**What you should do**
Pictures aside, quote the whole listing exactly.

================

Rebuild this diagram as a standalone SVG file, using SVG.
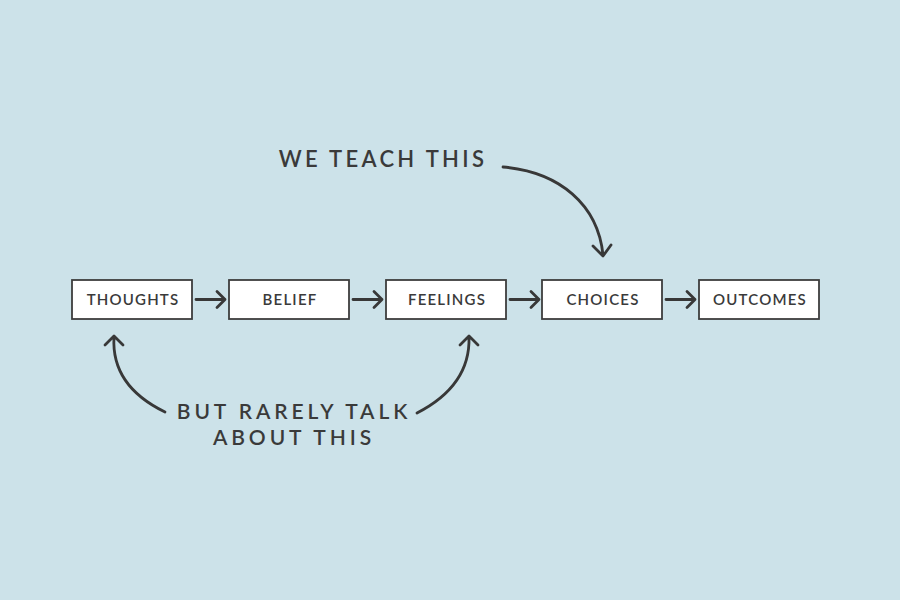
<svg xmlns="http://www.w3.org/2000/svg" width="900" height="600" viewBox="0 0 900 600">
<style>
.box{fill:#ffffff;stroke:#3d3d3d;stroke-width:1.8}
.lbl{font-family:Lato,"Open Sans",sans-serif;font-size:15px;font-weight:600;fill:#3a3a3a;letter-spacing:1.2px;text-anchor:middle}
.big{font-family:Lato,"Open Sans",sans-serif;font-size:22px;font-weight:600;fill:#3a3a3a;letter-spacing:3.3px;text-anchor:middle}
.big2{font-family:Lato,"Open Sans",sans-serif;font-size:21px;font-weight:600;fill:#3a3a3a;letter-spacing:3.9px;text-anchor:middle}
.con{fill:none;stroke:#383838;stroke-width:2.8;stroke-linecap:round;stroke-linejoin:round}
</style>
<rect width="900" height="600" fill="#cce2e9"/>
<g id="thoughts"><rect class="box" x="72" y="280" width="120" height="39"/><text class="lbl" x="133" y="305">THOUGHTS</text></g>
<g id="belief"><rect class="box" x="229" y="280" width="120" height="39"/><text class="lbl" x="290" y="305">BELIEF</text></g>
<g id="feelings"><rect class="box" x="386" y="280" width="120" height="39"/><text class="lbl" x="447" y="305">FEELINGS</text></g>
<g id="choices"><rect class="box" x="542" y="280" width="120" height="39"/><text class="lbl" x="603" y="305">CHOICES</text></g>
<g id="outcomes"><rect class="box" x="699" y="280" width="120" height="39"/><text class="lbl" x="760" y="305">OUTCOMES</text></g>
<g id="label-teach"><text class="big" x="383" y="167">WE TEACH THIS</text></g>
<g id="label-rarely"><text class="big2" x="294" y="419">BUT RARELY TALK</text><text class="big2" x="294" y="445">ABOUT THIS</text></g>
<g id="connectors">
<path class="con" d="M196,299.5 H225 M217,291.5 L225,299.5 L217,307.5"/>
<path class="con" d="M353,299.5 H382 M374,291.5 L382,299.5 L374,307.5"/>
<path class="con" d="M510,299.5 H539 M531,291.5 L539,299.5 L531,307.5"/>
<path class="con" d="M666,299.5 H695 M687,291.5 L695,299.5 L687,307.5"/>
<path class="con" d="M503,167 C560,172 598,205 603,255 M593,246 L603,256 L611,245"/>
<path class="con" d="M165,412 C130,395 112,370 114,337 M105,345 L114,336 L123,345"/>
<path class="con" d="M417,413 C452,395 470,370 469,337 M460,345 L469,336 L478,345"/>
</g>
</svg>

================

**Answer to this exercise**
Rebuild this diagram as a standalone SVG file, using SVG.
<svg xmlns="http://www.w3.org/2000/svg" width="900" height="600" viewBox="0 0 900 600">
<style>
.box{fill:#ffffff;stroke:#3d3d3d;stroke-width:1.8}
.lbl{font-family:Lato,"Open Sans",sans-serif;font-size:15px;font-weight:600;fill:#3a3a3a;letter-spacing:1.2px;text-anchor:middle}
.big{font-family:Lato,"Open Sans",sans-serif;font-size:22px;font-weight:600;fill:#3a3a3a;letter-spacing:3.3px;text-anchor:middle}
.big2{font-family:Lato,"Open Sans",sans-serif;font-size:21px;font-weight:600;fill:#3a3a3a;letter-spacing:3.9px;text-anchor:middle}
.con{fill:none;stroke:#383838;stroke-width:2.8;stroke-linecap:round;stroke-linejoin:round}
</style>
<rect width="900" height="600" fill="#cce2e9"/>
<g id="thoughts"><rect class="box" x="72" y="280" width="120" height="39"/><text class="lbl" x="133" y="305">THOUGHTS</text></g>
<g id="belief"><rect class="box" x="229" y="280" width="120" height="39"/><text class="lbl" x="290" y="305">BELIEF</text></g>
<g id="feelings"><rect class="box" x="386" y="280" width="120" height="39"/><text class="lbl" x="447" y="305">FEELINGS</text></g>
<g id="choices"><rect class="box" x="542" y="280" width="120" height="39"/><text class="lbl" x="603" y="305">CHOICES</text></g>
<g id="outcomes"><rect class="box" x="699" y="280" width="120" height="39"/><text class="lbl" x="760" y="305">OUTCOMES</text></g>
<g id="label-teach"><text class="big" x="383" y="167">WE TEACH THIS</text></g>
<g id="label-rarely"><text class="big2" x="294" y="419">BUT RARELY TALK</text><text class="big2" x="294" y="445">ABOUT THIS</text></g>
<g id="connectors">
<path class="con" d="M196,299.5 H225 M217,291.5 L225,299.5 L217,307.5"/>
<path class="con" d="M353,299.5 H382 M374,291.5 L382,299.5 L374,307.5"/>
<path class="con" d="M510,299.5 H539 M531,291.5 L539,299.5 L531,307.5"/>
<path class="con" d="M666,299.5 H695 M687,291.5 L695,299.5 L687,307.5"/>
<path class="con" d="M503,167 C560,172 598,205 603,255 M593,246 L603,256 L611,245"/>
<path class="con" d="M165,412 C130,395 112,370 114,337 M105,345 L114,336 L123,345"/>
<path class="con" d="M417,413 C452,395 470,370 469,337 M460,345 L469,336 L478,345"/>
</g>
</svg>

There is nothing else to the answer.